- Nigerian President Tinubu returned from Britain accompanied by a 100-car convoy
- African leaders flaunt their riches despite Africa having one of the highest rates of poverty.
- The negative effects of their displays of wealth are affecting economies and public perception.
Scenes of Nigerian President Bola Tinubu’s Britain return in the last week of June raised many eyebrows when a 100-car convoy accompanied the head of state. The flashy display sparked much debate among citizens, which many felt was unnecessary and distasteful.
Given Nigeria’s current state, the overt display of wealth by the 71-year-old leader felt like a slap in the face of the citizens who currently deal with exorbitant fuel prices courtesy of the subsidy removal enacted by President Tinubu upon election.
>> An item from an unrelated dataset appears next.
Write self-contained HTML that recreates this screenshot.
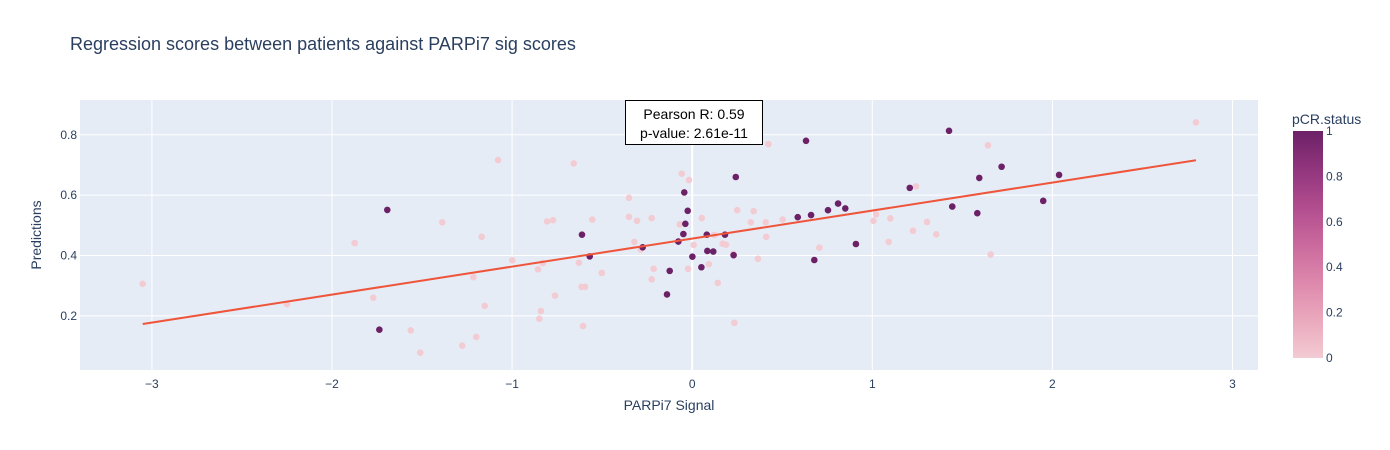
<!DOCTYPE html>
<html><head><meta charset="utf-8">
<style>
html,body{margin:0;padding:0;background:#fff;}
svg{display:block;font-family:"Liberation Sans",Arial,sans-serif;}
</style></head>
<body>
<svg id="chart" width="1390" height="450" viewBox="0 0 1390 450">
<defs>
<linearGradient id="cbgrad" x1="0" y1="1" x2="0" y2="0">
<stop offset="0" stop-color="#f3cbd3"/><stop offset="0.1667" stop-color="#eaa9bd"/><stop offset="0.3333" stop-color="#dd88ac"/><stop offset="0.5" stop-color="#ca699d"/><stop offset="0.6667" stop-color="#b14d8e"/><stop offset="0.8333" stop-color="#91357d"/><stop offset="1" stop-color="#6c2167"/>
</linearGradient>
</defs>
<text x="70" y="50" font-size="18" fill="#2a3f5f">Regression scores between patients against PARPi7 sig scores</text>
<rect x="80" y="100" width="1178" height="270" fill="#e5ecf6"/>
<g id="grid"></g>
<g id="xticks"></g>
<g id="yticks"></g>
<g id="points"></g>
<g id="fit"></g>
<text x="669" y="410" font-size="14" fill="#2a3f5f" text-anchor="middle">PARPi7 Signal</text>
<text x="0" y="0" font-size="14" fill="#2a3f5f" text-anchor="middle" transform="translate(41,235) rotate(-90)">Predictions</text>
<g>
<rect x="625.5" y="100.5" width="137" height="44" fill="#fff" stroke="#000" stroke-width="1"/>
<text x="694" y="119" font-size="14" fill="#000" text-anchor="middle">Pearson R: 0.59</text>
<text x="694" y="138" font-size="14" fill="#000" text-anchor="middle">p-value: 2.61e-11</text>
</g>
<text x="1292" y="124" font-size="14" fill="#2a3f5f">pCR.status</text>
<rect x="1293" y="131" width="30" height="227" fill="url(#cbgrad)"/>
<g id="cbticks"></g>
</svg>
<script>
const xVals=[-3.051,-1.693,-1.388,-1.874,-2.250,-1.771,-1.737,-1.563,-1.510,-1.277,-1.199,-1.215,-1.169,-1.078,-1.152,-0.999,-0.856,-0.830,-0.806,-0.773,-0.762,-0.840,-0.849,-0.658,-0.612,-0.569,-0.629,-0.555,-0.502,-0.614,-0.595,-0.606,-0.351,-0.351,-0.306,-0.225,-0.321,-0.286,-0.275,-0.214,-0.225,-0.125,-0.140,-0.058,-0.018,-0.044,-0.025,-0.038,-0.069,-0.049,-0.077,0.008,0.001,-0.023,0.053,0.081,0.084,0.117,0.051,0.092,0.142,0.123,0.169,0.188,0.182,0.228,0.230,0.242,0.250,0.234,0.423,0.632,0.341,0.325,0.408,0.411,0.365,0.502,0.586,0.660,0.754,0.810,0.850,0.706,0.678,0.909,1.426,1.642,1.718,1.594,1.208,1.243,2.037,1.949,1.444,1.583,1.006,1.021,1.100,1.304,1.226,1.355,1.091,1.657,2.797];
const yVals=[0.306,0.551,0.510,0.441,0.239,0.260,0.154,0.152,0.078,0.101,0.130,0.328,0.462,0.716,0.233,0.384,0.354,0.375,0.513,0.517,0.267,0.216,0.190,0.705,0.469,0.397,0.376,0.519,0.342,0.296,0.296,0.166,0.591,0.528,0.515,0.524,0.445,0.420,0.427,0.356,0.321,0.349,0.271,0.671,0.650,0.609,0.548,0.505,0.503,0.471,0.446,0.435,0.396,0.356,0.524,0.469,0.415,0.413,0.361,0.371,0.309,0.468,0.439,0.436,0.469,0.405,0.401,0.660,0.550,0.177,0.769,0.780,0.547,0.510,0.510,0.462,0.389,0.519,0.527,0.534,0.550,0.572,0.556,0.426,0.385,0.438,0.813,0.765,0.694,0.657,0.624,0.629,0.667,0.581,0.562,0.540,0.515,0.536,0.523,0.511,0.482,0.470,0.445,0.403,0.841];
const pcrVals=[0,1,0,0,0,0,1,0,0,0,0,0,0,0,0,0,0,0,0,0,0,0,0,0,1,1,0,0,0,0,0,0,0,0,0,0,0,0,1,0,0,1,1,0,0,1,1,1,0,1,1,0,1,0,0,1,1,1,1,0,0,0,0,0,1,0,1,1,0,0,0,1,0,0,0,0,0,0,1,1,1,1,1,0,1,1,1,0,1,1,1,0,1,1,1,1,0,0,0,0,0,0,0,0,0];
const xTicks=[-3,-2,-1,0,1,2,3];
const yTicks=[0.2,0.4,0.6,0.8];
const cbTicks=[0,0.2,0.4,0.6,0.8,1];
const fitSlope=0.0928, fitIntercept=0.456;

const NS='http://www.w3.org/2000/svg';
const xs=v=>692.2+180.1*v;
const ys=v=>376.2-301.8*v;
const cbY=v=>358-227*v;
function mk(tag,attrs,parent){const e=document.createElementNS(NS,tag);for(const k in attrs)e.setAttribute(k,attrs[k]);parent.appendChild(e);return e;}
const grid=document.getElementById('grid'),xt=document.getElementById('xticks'),yt=document.getElementById('yticks');
xTicks.forEach(t=>{
  const l=mk('line',{x1:xs(t),x2:xs(t),y1:100,y2:370,stroke:'#fff','stroke-width':t===0?2:1},grid);
  
  
  const tx=mk('text',{x:xs(t),y:388,'font-size':12,fill:'#2a3f5f','text-anchor':'middle'},xt);
  tx.textContent=t<0?'\u2212'+Math.abs(t):String(t);
  
  
});
yTicks.forEach(t=>{
  const l=mk('line',{x1:80,x2:1258,y1:ys(t),y2:ys(t),stroke:'#fff','stroke-width':1},grid);
  
  
  const tx=mk('text',{x:77,y:ys(t)+4,'font-size':12,fill:'#2a3f5f','text-anchor':'end'},yt);
  tx.textContent=t.toFixed(1);
  
  
});
const pts=document.getElementById('points');
[0,1].forEach(cls=>{
  xVals.forEach((x,i)=>{
    if(pcrVals[i]!==cls)return;
    const c=mk('circle',{cx:xs(x),cy:ys(yVals[i]),r:3.3,fill:cls?'#6c2167':'#f3cbd3'},pts);
    
    
  });
});
const xmin=Math.min(...xVals),xmax=Math.max(...xVals);
const fl=mk('line',{x1:xs(xmin),y1:ys(fitIntercept+fitSlope*xmin),x2:xs(xmax),y2:ys(fitIntercept+fitSlope*xmax),stroke:'#ef553b','stroke-width':2},document.getElementById('fit'));


const cb=document.getElementById('cbticks');
cbTicks.forEach(t=>{
  const tx=mk('text',{x:1326,y:cbY(t)+4,'font-size':12,fill:'#2a3f5f'},cb);
  tx.textContent=String(t);
  
  
});
</script>
</body></html>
African leaders’ tendencies to present themselves in a manner far removed from their country’s realities can cause a rift between those in power and the citizens. The increasing levels of extreme inequality and poverty are a sobering reminder that the haves continually hoard wealth to the detriment of the have-nots.
Let’s look at some of the consequences of African leaders flaunting their wealth.
Flaunting excessive wealth can reinforce public perceptions of corruption among African leaders. When leaders display opulence while their citizens struggle with poverty, it can create a sense of injustice and deepen mistrust in the government. Stories of government officials eliciting funds in exchange for contracts are shared across the continent. Most recently, the pandemic created a conducive environment for dodgy dealings like bogus companies, PPE scandals and illegal tender awarding.
Beyond domestic perception, international perceptions can be adversely affected too. A country’s international image can reinforce stereotypes and lead to decreased confidence from foreign investors, affecting economic growth and development.
One of Africa’s biggest problems is inequality and poverty. When leaders flaunt their wealth, it highlights the vast disparities between the ruling elite and the general population. This can exacerbate social tensions and increase resentment among the people. Statistics state that the wealthiest 1% of people have captured 63% of all new wealth since 2020 and that 369 million people live in extreme poverty in Sub-Saharan Africa.
However, leaders like King Mswati, the sole monarch of Eswatini, continue to line their pockets and splurge on million-dollar timepieces. Mswati and his family regularly make headlines for their extensive multimillion watch collections like the Jacob and Co Billionaire Ashoka, which costs $3 million and converts to 56 171 100,00 Swazi Lilangeni. King Mswati continues to splurge on and show off his collection even though 69% of Eswatini’s population lives below the national poverty line.
The misallocation of resources, compounded with a lack of accountability, continues to plague the continent. Leaders unashamedly divert funds meant for the betterment of their countries for personal gain, further plunging them into poverty and increasing the lack of quality education, healthcare and infrastructure. Perpetrators often succeed in this practice because transparency is merely suggested but not enforced. Those in power protect each other’s interests in exchange for monetary compensation or advancement within these institutions.
A continuous lack of good governance leads to brain drain, a colloquial term that describes the loss of human capital from one area to another. More young professionals endeavour to seek better work opportunities where their talents and skills will be better remunerated and where they will experience a higher quality of living. An estimated 70 000 skilled workers emigrate from Africa annually, leaving science and technology sectors vulnerable.
The level of wealth hoarding and flaunting at the hands of African leaders often sparks public backlash and unrest. Mishandling of state funds can cause a rapid decline in service delivery and skyrocket the cost of living therefore, citizens are left with no choice but to protest which often results in violent clashes between armed forces and demonstrators. Lives are lost and infrastructure is damaged, yet there is never any improvement or chance of reform.
What Africa needs is leaders who prioritize public service, poverty reduction, and the development of their countries to curb the state of corruption and embezzlement. There is an overwhelming amount of leaders willfully taking away livelihoods from their people by being selfish and greedy. Africa deserves a brighter future but will she ever get it?